### DIRECTIONS
Set the data down again, exactly as it reads, but without the pictures.

· · · · · · ·

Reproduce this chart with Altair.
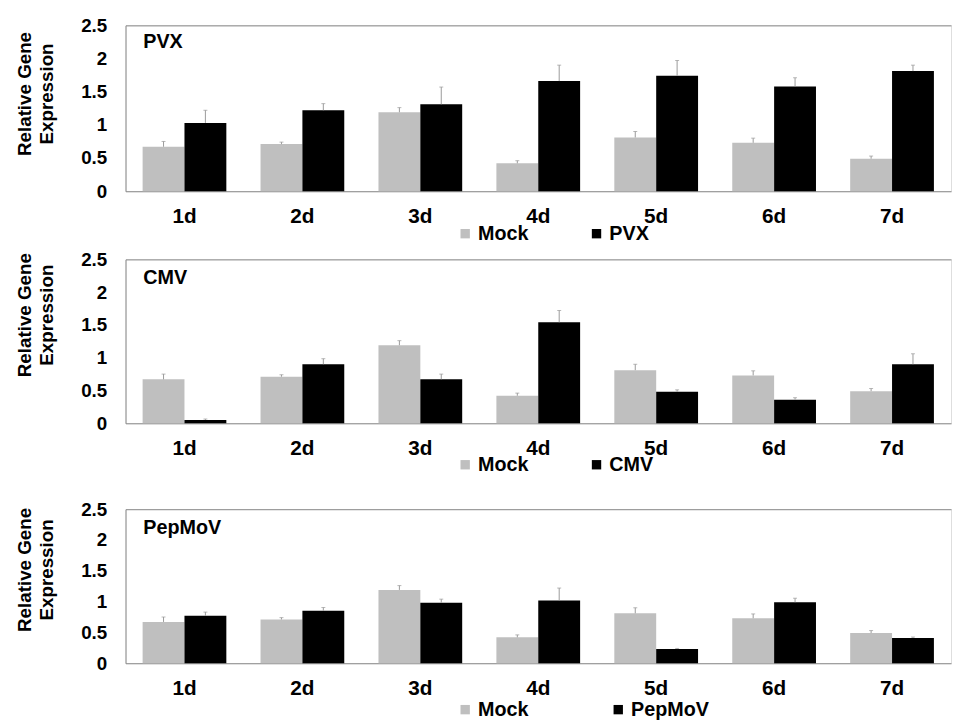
import altair as alt
import pandas as pd

FONT = "Liberation Sans"

days = ["1d", "2d", "3d", "4d", "5d", "6d", "7d"]

mock = [0.67, 0.71, 1.19, 0.42, 0.81, 0.73, 0.49]
mock_err = [0.08, 0.03, 0.07, 0.04, 0.09, 0.07, 0.04]

pvx = [1.03, 1.22, 1.31, 1.66, 1.74, 1.58, 1.81]
pvx_err = [0.19, 0.10, 0.26, 0.24, 0.23, 0.13, 0.09]

cmv = [0.05, 0.90, 0.67, 1.54, 0.48, 0.36, 0.90]
cmv_err = [0.015, 0.085, 0.08, 0.18, 0.03, 0.03, 0.16]

pep = [0.77, 0.85, 0.98, 1.02, 0.23, 0.99, 0.41]
pep_err = [0.06, 0.055, 0.06, 0.20, 0.01, 0.065, 0.015]

y_ticks = [0, 0.5, 1, 1.5, 2, 2.5]
y_title = ["Relative Gene", "Expression"]

GRAY = "#BFBFBF"
LINE = "#8c8c8c"
ERR = "#999999"


def panel(virus, vals, errs, height, title_y, label_y, legend_y, col_pad):
    rows = []
    for d, m, me, v, ve in zip(days, mock, mock_err, vals, errs):
        rows.append({"day": d, "group": "Mock", "value": m, "hi": m + me})
        rows.append({"day": d, "group": virus, "value": v, "hi": v + ve})
    df = pd.DataFrame(rows)
    groups = ["Mock", virus]

    xaxis = alt.Axis(
        title=None, labelAngle=0, labelFontSize=21, labelFontWeight="bold",
        labelColor="black", labelPadding=15, ticks=False, tickSize=0,
        domainColor=LINE, grid=False, labelFont=FONT,
    )
    xscale = alt.Scale(paddingInner=0.29, paddingOuter=0.145)
    x = alt.X("day:N", sort=days, scale=xscale, axis=xaxis)
    xo = alt.XOffset("group:N", sort=groups, scale=alt.Scale(paddingInner=0, paddingOuter=0))
    yscale = alt.Scale(domain=[0, 2.5], nice=False, zero=True)
    yaxis = alt.Axis(
        title=y_title, values=y_ticks, format="~g", tickCount=6,
        labelFontSize=19, labelFontWeight="bold", labelColor="black",
        labelPadding=19, ticks=False, tickSize=0, domainColor=LINE,
        labelOverlap=False, labelBound=False, labelFlush=False,
        grid=True, gridColor=LINE,
        gridOpacity={"condition": {"test": "datum.value == 2.5", "value": 1}, "value": 0},
        titleFontSize=19, titleFontWeight="bold", titleColor="black",
        titleAngle=270, titleX=-111, titleY=title_y, titleAlign="center",
        titleBaseline="top", titleLineHeight=22, labelFont=FONT, titleFont=FONT,
    )

    base = alt.Chart(df)
    bars = base.mark_bar().encode(
        x=x,
        xOffset=xo,
        y=alt.Y("value:Q", scale=yscale, axis=yaxis),
        color=alt.Color(
            "group:N",
            sort=groups,
            scale=alt.Scale(domain=groups, range=[GRAY, "#000000"]),
            legend=alt.Legend(
                title=None, orient="none", legendX=334, legendY=legend_y,
                direction="horizontal", symbolType="square", symbolSize=90,
                symbolStrokeWidth=0, labelFontSize=20, labelFontWeight="bold",
                labelColor="black", labelOffset=3, columnPadding=col_pad,
                labelFont=FONT,
            ),
        ),
    )
    err = base.mark_rule(color=ERR, strokeWidth=1).encode(
        x=x, xOffset=xo,
        y=alt.Y("value:Q", scale=yscale, axis=yaxis), y2="hi:Q",
    )
    cap = base.mark_tick(color=ERR, thickness=1, size=4).encode(
        x=x, xOffset=xo,
        y=alt.Y("hi:Q", scale=yscale, axis=yaxis),
    )
    label = alt.Chart(pd.DataFrame({"t": [virus]})).mark_text(
        font=FONT, fontSize=20, fontWeight="bold", align="left",
        baseline="middle", color="black",
    ).encode(text="t:N", x=alt.value(18), y=alt.value(label_y))

    return alt.layer(bars, err, cap, label).properties(width=836, height=height)


p1 = panel("PVX", pvx, pvx_err, 168, 69, 17, 201, 58)
p2 = panel("CMV", cmv, cmv_err, 166, 56, 19, 198, 58)
p3 = panel("PepMoV", pep, pep_err, 156, 61, 19, 193, 80)

inner = alt.vconcat(p1, p2, spacing=5).resolve_scale(color="independent", xOffset="independent")
chart = (
    alt.vconcat(inner, p3, spacing=24)
    .resolve_scale(color="independent", xOffset="independent")
    .properties(padding={"left": 7, "top": 3, "right": 0, "bottom": 0})
    .configure_view(stroke=None)
    .configure(background="white")
)

chart.save("out.html", embed_options={"renderer": "svg", "actions": False})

· · · · · · ·

### SOLUTION
Reproduce this chart with Altair.
import altair as alt
import pandas as pd

FONT = "Liberation Sans"

days = ["1d", "2d", "3d", "4d", "5d", "6d", "7d"]

mock = [0.67, 0.71, 1.19, 0.42, 0.81, 0.73, 0.49]
mock_err = [0.08, 0.03, 0.07, 0.04, 0.09, 0.07, 0.04]

pvx = [1.03, 1.22, 1.31, 1.66, 1.74, 1.58, 1.81]
pvx_err = [0.19, 0.10, 0.26, 0.24, 0.23, 0.13, 0.09]

cmv = [0.05, 0.90, 0.67, 1.54, 0.48, 0.36, 0.90]
cmv_err = [0.015, 0.085, 0.08, 0.18, 0.03, 0.03, 0.16]

pep = [0.77, 0.85, 0.98, 1.02, 0.23, 0.99, 0.41]
pep_err = [0.06, 0.055, 0.06, 0.20, 0.01, 0.065, 0.015]

y_ticks = [0, 0.5, 1, 1.5, 2, 2.5]
y_title = ["Relative Gene", "Expression"]

GRAY = "#BFBFBF"
LINE = "#8c8c8c"
ERR = "#999999"


def panel(virus, vals, errs, height, title_y, label_y, legend_y, col_pad):
    rows = []
    for d, m, me, v, ve in zip(days, mock, mock_err, vals, errs):
        rows.append({"day": d, "group": "Mock", "value": m, "hi": m + me})
        rows.append({"day": d, "group": virus, "value": v, "hi": v + ve})
    df = pd.DataFrame(rows)
    groups = ["Mock", virus]

    xaxis = alt.Axis(
        title=None, labelAngle=0, labelFontSize=21, labelFontWeight="bold",
        labelColor="black", labelPadding=15, ticks=False, tickSize=0,
        domainColor=LINE, grid=False, labelFont=FONT,
    )
    xscale = alt.Scale(paddingInner=0.29, paddingOuter=0.145)
    x = alt.X("day:N", sort=days, scale=xscale, axis=xaxis)
    xo = alt.XOffset("group:N", sort=groups, scale=alt.Scale(paddingInner=0, paddingOuter=0))
    yscale = alt.Scale(domain=[0, 2.5], nice=False, zero=True)
    yaxis = alt.Axis(
        title=y_title, values=y_ticks, format="~g", tickCount=6,
        labelFontSize=19, labelFontWeight="bold", labelColor="black",
        labelPadding=19, ticks=False, tickSize=0, domainColor=LINE,
        labelOverlap=False, labelBound=False, labelFlush=False,
        grid=True, gridColor=LINE,
        gridOpacity={"condition": {"test": "datum.value == 2.5", "value": 1}, "value": 0},
        titleFontSize=19, titleFontWeight="bold", titleColor="black",
        titleAngle=270, titleX=-111, titleY=title_y, titleAlign="center",
        titleBaseline="top", titleLineHeight=22, labelFont=FONT, titleFont=FONT,
    )

    base = alt.Chart(df)
    bars = base.mark_bar().encode(
        x=x,
        xOffset=xo,
        y=alt.Y("value:Q", scale=yscale, axis=yaxis),
        color=alt.Color(
            "group:N",
            sort=groups,
            scale=alt.Scale(domain=groups, range=[GRAY, "#000000"]),
            legend=alt.Legend(
                title=None, orient="none", legendX=334, legendY=legend_y,
                direction="horizontal", symbolType="square", symbolSize=90,
                symbolStrokeWidth=0, labelFontSize=20, labelFontWeight="bold",
                labelColor="black", labelOffset=3, columnPadding=col_pad,
                labelFont=FONT,
            ),
        ),
    )
    err = base.mark_rule(color=ERR, strokeWidth=1).encode(
        x=x, xOffset=xo,
        y=alt.Y("value:Q", scale=yscale, axis=yaxis), y2="hi:Q",
    )
    cap = base.mark_tick(color=ERR, thickness=1, size=4).encode(
        x=x, xOffset=xo,
        y=alt.Y("hi:Q", scale=yscale, axis=yaxis),
    )
    label = alt.Chart(pd.DataFrame({"t": [virus]})).mark_text(
        font=FONT, fontSize=20, fontWeight="bold", align="left",
        baseline="middle", color="black",
    ).encode(text="t:N", x=alt.value(18), y=alt.value(label_y))

    return alt.layer(bars, err, cap, label).properties(width=836, height=height)


p1 = panel("PVX", pvx, pvx_err, 168, 69, 17, 201, 58)
p2 = panel("CMV", cmv, cmv_err, 166, 56, 19, 198, 58)
p3 = panel("PepMoV", pep, pep_err, 156, 61, 19, 193, 80)

inner = alt.vconcat(p1, p2, spacing=5).resolve_scale(color="independent", xOffset="independent")
chart = (
    alt.vconcat(inner, p3, spacing=24)
    .resolve_scale(color="independent", xOffset="independent")
    .properties(padding={"left": 7, "top": 3, "right": 0, "bottom": 0})
    .configure_view(stroke=None)
    .configure(background="white")
)

chart.save("out.html", embed_options={"renderer": "svg", "actions": False})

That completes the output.